Data lines:

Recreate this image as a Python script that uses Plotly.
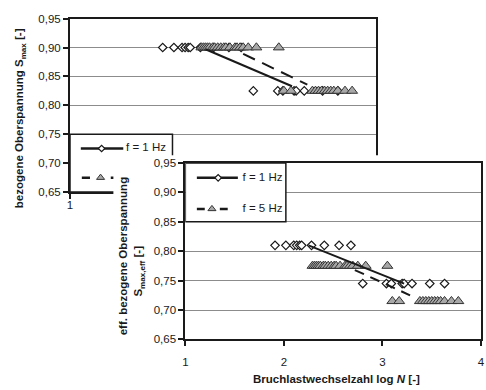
import plotly.graph_objects as go

# ---------------- data ----------------
# f = 1 Hz (diamonds)
logN_1Hz = [1.91, 2.02, 2.10, 2.13, 2.16, 2.18, 2.28, 2.41, 2.56, 2.68,
            2.80, 3.04, 3.09, 3.20, 3.22, 3.30, 3.48, 3.63]
Smax_1Hz = [0.90, 0.90, 0.90, 0.90, 0.90, 0.90, 0.90, 0.90, 0.90, 0.90,
            0.825, 0.825, 0.825, 0.825, 0.825, 0.825, 0.825, 0.825]
Smax_eff_1Hz = [0.81, 0.81, 0.81, 0.81, 0.81, 0.81, 0.81, 0.81, 0.81, 0.81,
                0.745, 0.745, 0.745, 0.745, 0.745, 0.745, 0.745, 0.745]

# f = 5 Hz (triangles)
logN_5Hz = [2.29, 2.31, 2.33, 2.35, 2.37, 2.40, 2.42, 2.45, 2.48, 2.51,
            2.53, 2.57, 2.62, 2.64, 2.67, 2.70, 2.75, 2.83, 3.05,
            3.10, 3.17, 3.38, 3.41, 3.44, 3.47, 3.50, 3.53, 3.56, 3.59,
            3.63, 3.70, 3.77]
Smax_5Hz = [0.90, 0.90, 0.90, 0.90, 0.90, 0.90, 0.90, 0.90, 0.90, 0.90,
            0.90, 0.90, 0.90, 0.90, 0.90, 0.90, 0.90, 0.90, 0.90,
            0.825, 0.825, 0.825, 0.825, 0.825, 0.825, 0.825, 0.825, 0.825,
            0.825, 0.825, 0.825, 0.825]
Smax_eff_5Hz = [0.775, 0.775, 0.775, 0.775, 0.775, 0.775, 0.775, 0.775, 0.775, 0.775,
                0.775, 0.775, 0.775, 0.775, 0.775, 0.775, 0.775, 0.775, 0.775,
                0.715, 0.715, 0.715, 0.715, 0.715, 0.715, 0.715, 0.715, 0.715,
                0.715, 0.715, 0.715, 0.715]

# regression lines
fit_1Hz_x = [2.33, 3.18]
fit_1Hz_y = [0.897, 0.833]
fit_5Hz_x = [2.70, 3.33]
fit_5Hz_y = [0.889, 0.836]
fit_eff_1Hz_x = [2.25, 3.22]
fit_eff_1Hz_y = [0.81, 0.745]
fit_eff_5Hz_x = [2.72, 3.28]
fit_eff_5Hz_y = [0.768, 0.725]

legend_labels = ["f = 1 Hz", "f = 5 Hz"]
x_ticks = [1, 2, 3, 4]
y_ticks = [0.65, 0.70, 0.75, 0.80, 0.85, 0.90, 0.95]

# ---------------- styling ----------------
FONT = "Liberation Sans, Arial, sans-serif"
DARK = "#1a1a1a"
GRID = "#8c8c8c"
TRI_FILL = "#a8a8a8"
W, H = 486, 390

def px(x):
    return x / W

def py(y):
    return (H - y) / H

diamond = dict(symbol="diamond", size=6.5, color="white", line=dict(color=DARK, width=1.2))
triangle = dict(symbol="triangle-up", size=9.5, color=TRI_FILL, line=dict(color="#333333", width=1))
diamond_leg = dict(symbol="diamond", size=5, color="white", line=dict(color=DARK, width=1.2))
triangle_leg = dict(symbol="triangle-up", size=7, color=TRI_FILL, line=dict(color="#333333", width=1))

fig = go.Figure()

def add_panel(xa, ya, xs1, ys1, xs5, ys5, f1x, f1y, f5x, f5y, dash):
    fig.add_trace(go.Scatter(x=xs1, y=ys1, mode="markers", marker=diamond,
                             xaxis=xa, yaxis=ya, showlegend=False, hoverinfo="skip"))
    fig.add_trace(go.Scatter(x=xs5, y=ys5, mode="markers", marker=triangle,
                             xaxis=xa, yaxis=ya, showlegend=False, hoverinfo="skip"))
    fig.add_trace(go.Scatter(x=f1x, y=f1y, mode="lines", line=dict(color=DARK, width=2),
                             xaxis=xa, yaxis=ya, showlegend=False, hoverinfo="skip"))
    fig.add_trace(go.Scatter(x=f5x, y=f5y, mode="lines", line=dict(color=DARK, width=2, dash=dash),
                             xaxis=xa, yaxis=ya, showlegend=False, hoverinfo="skip"))

def add_legend(xa, ya, box, row1, row2):
    fig.add_shape(type="rect", xref=xa, yref=ya, x0=box[0], x1=box[1], y0=box[2], y1=box[3],
                  fillcolor="white", line=dict(color=DARK, width=1.5), layer="between")
    fig.add_trace(go.Scatter(x=row1["lx"], y=[row1["y"]] * len(row1["lx"]), mode="lines",
                             line=dict(color=DARK, width=2.5), xaxis=xa, yaxis=ya,
                             showlegend=False, hoverinfo="skip"))
    fig.add_trace(go.Scatter(x=[row1["mx"]], y=[row1["y"]], mode="markers", marker=diamond_leg,
                             xaxis=xa, yaxis=ya, showlegend=False, hoverinfo="skip"))
    fig.add_trace(go.Scatter(x=row2["lx"], y=[row2["y"] if v is not None else None for v in row2["lx"]],
                             mode="lines", line=dict(color=DARK, width=2.5), xaxis=xa, yaxis=ya,
                             showlegend=False, hoverinfo="skip"))
    fig.add_trace(go.Scatter(x=[row2["mx"]], y=[row2["y"]], mode="markers", marker=triangle_leg,
                             xaxis=xa, yaxis=ya, showlegend=False, hoverinfo="skip"))
    fig.add_trace(go.Scatter(x=[row1["tx"], row2["tx"]], y=[row1["y"], row2["y"]], mode="text",
                             text=legend_labels, textposition="middle right",
                             textfont=dict(family=FONT, size=11.5, color=DARK),
                             xaxis=xa, yaxis=ya, showlegend=False, hoverinfo="skip"))

# ---- background chart (S_max) ----
add_legend("x", "y", (1, 2.006, 0.65, 0.75),
           dict(y=0.7254, lx=[1.106, 1.523], mx=1.31, tx=1.55),
           dict(y=0.675, lx=[1.116, 1.196, None, 1.40, 1.484], mx=1.30, tx=1.55))
add_panel("x", "y", logN_1Hz, Smax_1Hz, logN_5Hz, Smax_5Hz,
          fit_1Hz_x, fit_1Hz_y, fit_5Hz_x, fit_5Hz_y, "13px,8px")

# ---- cover (white box behind the inset) ----
fig.add_trace(go.Scatter(x=[0], y=[0], mode="markers", marker=dict(opacity=0),
                         xaxis="x2", yaxis="y2", showlegend=False, hoverinfo="skip"))

# ---- inset chart (S_max,eff) ----
add_legend("x3", "y3", (1, 2.02, 0.85, 0.95),
           dict(y=0.9248, lx=[1.117, 1.533], mx=1.333, tx=1.58),
           dict(y=0.872, lx=[1.117, 1.197, None, 1.35, 1.43], mx=1.27, tx=1.58))
add_panel("x3", "y3", logN_1Hz, Smax_eff_1Hz, logN_5Hz, Smax_eff_5Hz,
          fit_eff_1Hz_x, fit_eff_1Hz_y, fit_eff_5Hz_x, fit_eff_5Hz_y, "10px,7px")

tickfont = dict(family=FONT, size=11.5, color=DARK)
xcommon = dict(range=[1, 4], tickvals=x_ticks, showgrid=False, zeroline=False,
               showline=True, mirror=True, linecolor=DARK, linewidth=2,
               ticks="outside", ticklen=5, tickwidth=1.5, tickcolor=DARK,
               tickfont=tickfont, fixedrange=True)
ycommon = dict(range=[0.65, 0.95], tickvals=y_ticks, tickformat=".2f",
               showgrid=True, gridcolor=GRID, gridwidth=1.3, zeroline=False,
               showline=True, mirror=True, linecolor=DARK, linewidth=2,
               ticks="outside", ticklen=5, tickwidth=1.5, tickcolor=DARK,
               tickfont=tickfont, fixedrange=True)

def ann(text, x, y, angle=0):
    return dict(text=text, xref="paper", yref="paper", x=px(x), y=py(y),
                xanchor="center", yanchor="middle", textangle=angle, showarrow=False,
                font=dict(family=FONT, size=11.5, color=DARK))

fig.update_layout(
    width=W, height=H,
    margin=dict(l=0, r=0, t=0, b=0),
    paper_bgcolor="white", plot_bgcolor="white",
    separators=",.",
    showlegend=False,
    hovermode=False,
    font=dict(family=FONT, size=11.5, color=DARK),
    xaxis=dict(domain=[px(68), px(378)], anchor="y", ticklabelstandoff=-4, **xcommon),
    yaxis=dict(domain=[py(192), py(13)], anchor="x", **ycommon),
    xaxis2=dict(domain=[px(112), 1.0], anchor="y2", visible=False, range=[0, 1]),
    yaxis2=dict(domain=[0.0, py(154)], anchor="x2", visible=False, range=[0, 1]),
    xaxis3=dict(domain=[px(185), px(485)], anchor="y3", ticklabelstandoff=6, **xcommon),
    yaxis3=dict(domain=[py(344), py(162)], anchor="x3", **ycommon),
    annotations=[
        ann("<b>bezogene Oberspannung S<sub>max</sub> [-]</b>", 18, 116, -90),
        ann("<b>eff. bezogene Oberspannung</b>", 122, 258, -90),
        ann("<b>S<sub>max,eff</sub> [-]</b>", 138, 274, -90),
        ann("<b>Bruchlastwechselzahl log <i>N</i> [-]</b>", 338, 385),
    ],
)

fig.write_html("out.html", config={"displayModeBar": False},
               post_script="document.body.style.margin='0';document.body.style.padding='0';")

What you need to do:
In the data above, please extract the lines from the first one through the line with "0.745, 0.745, 0.745, 0.745, 0.745, 0.745, 0.745, 0.745]", exactly, and keep pictures out.

Result of the exercise:
Recreate this image as a Python script that uses Plotly.
import plotly.graph_objects as go

# ---------------- data ----------------
# f = 1 Hz (diamonds)
logN_1Hz = [1.91, 2.02, 2.10, 2.13, 2.16, 2.18, 2.28, 2.41, 2.56, 2.68,
            2.80, 3.04, 3.09, 3.20, 3.22, 3.30, 3.48, 3.63]
Smax_1Hz = [0.90, 0.90, 0.90, 0.90, 0.90, 0.90, 0.90, 0.90, 0.90, 0.90,
            0.825, 0.825, 0.825, 0.825, 0.825, 0.825, 0.825, 0.825]
Smax_eff_1Hz = [0.81, 0.81, 0.81, 0.81, 0.81, 0.81, 0.81, 0.81, 0.81, 0.81,
                0.745, 0.745, 0.745, 0.745, 0.745, 0.745, 0.745, 0.745]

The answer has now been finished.